BEFORE I came here to the Portuguese city of Oporto, where I'm writing these words, people told me that the place was the country's equivalent to Liverpool. Both cities are supposedly tough, working class and, in guidebook speak, "unpretentious" (ie falling to bits). Both have football teams that were European champions in the 1980s. Both are big west-facing ports built over muddy rivers, with half an eye on the Americas and an identity crisis now that the great age of European seafaring is over. Both suffer from the problem of southern snobbery (in Oporto's case, this means that the people of Lisbon find their ancient tripe-eating habit incredibly funny).

Genuine twin cities? Now that I'm here, I have to say that I have trouble seeing it. And it's not just the superficial differences that I'm worried about. That is to say, it's not just the fact that Oporto has Baroque churches, while Liverpool had the Cavern Club, or that the sun shines here while in Liverpool it rains. Or indeed that Oporto gave the world port while Liverpool gave it Pears soap.

I admit it: a working-class city of which the principal business is satisfying the after-dinner cravings of the British aristocracy is certainly intriguing. But before I go into a paroxysm of northern European paranoia about the quality-of-life thing (why exactly is it that people living south of a line running approximately from Bordeaux to Bologna always have much more urgent things to talk about than the rest of us do?), I am perfectly prepared to look on the down side of life in Oporto as well.
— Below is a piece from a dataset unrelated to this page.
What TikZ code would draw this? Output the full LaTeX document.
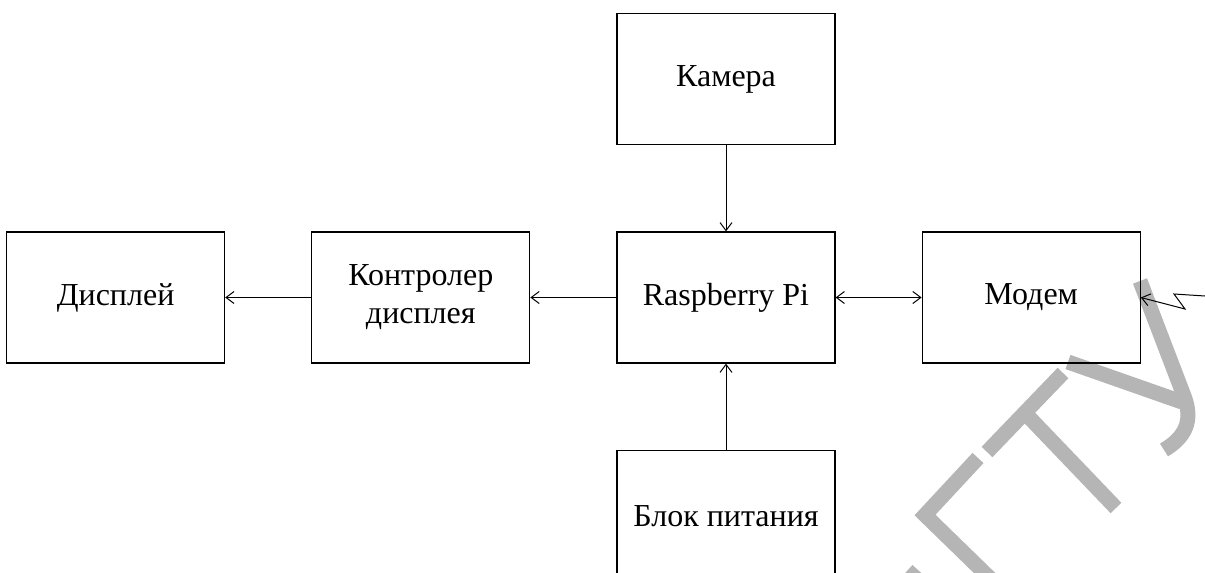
\documentclass[tikz,border=0pt]{standalone}
\usepackage{fontspec}
\setmainfont{Liberation Serif}
\usepackage{tikz}
\usetikzlibrary{positioning}
\usetikzlibrary{arrows.meta}
\tikzset{>={Straight Barb[length=4pt,width=6pt]}}

\begin{document}
\begin{tikzpicture}[x=0.5pt, y=0.5pt, block/.style={rectangle, draw=black, line width=0.6pt, minimum width=109pt, minimum height=65.5pt, align=center, font=\fontsize{16}{19}\selectfont}, link/.style={line width=0.5pt}, wmark/.style={draw=black!29, line width=7.5pt}, node distance=43pt and 43pt]

    \useasboundingbox (0,0) rectangle (1205,-573);
    \clip (0,0) rectangle (1205,-573);

    %Watermark
    \draw[wmark] (978,-458) -- (925,-515) -- (1000,-588);
    \draw[wmark] (987,-452) -- (1063,-373);
    \draw[wmark] (1025,-413) -- (1116,-508);
    \draw[wmark] (1068,-362) -- (1182,-402);
    \draw[wmark] (1140,-281) -- (1184,-396) .. controls (1194,-422) and (1184,-438) .. (1164,-450);
    \draw[wmark] (900,-590) -- (918,-570);

    %Nodes
    \node[block](rpi) at (726,-297.5){Raspberry Pi};
    \node[block](camera)[above=of rpi]{Камера};
    \node[block](power)[below=of rpi]{Блок питания};
    \node[block](controller)[left=of rpi]{Контролер\\дисплея};
    \node[block](display)[left=of controller]{Дисплей};
    \node[block](modem)[right=of rpi]{Модем};
    \coordinate (antenna) at (1205,-296);

    %Lines
    \draw[link, ->] (camera.south) -- (rpi.north);
    \draw[link, ->] (power.north) -- (rpi.south);
    \draw[link, ->] (rpi.west) -- (controller.east);
    \draw[link, ->] (controller.west) -- (display.east);
    \draw[link, <->] (rpi.east) -- (modem.west);
    \draw[link, ->] (antenna) -- (1174,-294) -- (1185,-309) -- (modem.east);

\end{tikzpicture}
\end{document}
I am prepared to concede, for example, that some of the Porto FC supporters have unhealthily squashed noses. I also admit that the filthy Douro River is not a place where I would wish my worst enemy to swim. And, yes ,the young people of Oporto probably tire - at moments - of belonging to a relatively conservative, homogeneous culture, lacking in the buzz and excitement of a multicultural, multiracial society in the throes of change.

But all the same: would the people of Oporto walk around the decrepit, decaying bits of Liverpool (or indeed any other British city) marvelling at how charming and picturesque it all was? Because, like it or not, that's what you can't help doing here.

When I arrived on Thursday afternoon the first thing I did was check into a nicotine-stained hotel with dodgy wiring and a bed as creaky as a Spanish galleon. But it only cost pounds 10 a night with breakfast and I would gladly stay here for a month. Next I stepped straight into a cafe called A Brasileira which, to tell the truth, did not seem to have been painted since Brazil was discovered. The locals may, for all I know, regard it as a tragic symbol of inner-city poverty. But if this is the equivalent to a greasy spoon cafe, why does it have to have a marble-clad interior fitted with leafy flourishes in bronze? Why do self-important-looking senior citizens still sit in it? And why is it that from a strategically placed seat on the pavement I could not see a single woman walking past who did not look like a 25-year-old art student?

When I went down to the waterfront I saw Oporto rise up all around me. It seemed to be trying as hard as a city possibly could to be tough, working class and unpretentious, with its soaring, spindly iron bridges, its mouldy Baroque towers, its cheerfully medieval housing, its stenches, its miles of hanging laundry. And there, under stone arches right by the riverside, I found the local version of unemployment, single motherhood and homelessness rolled into one: old ladies selling the first apricots and cherries of the season, alongside piles of olives and bottles of port.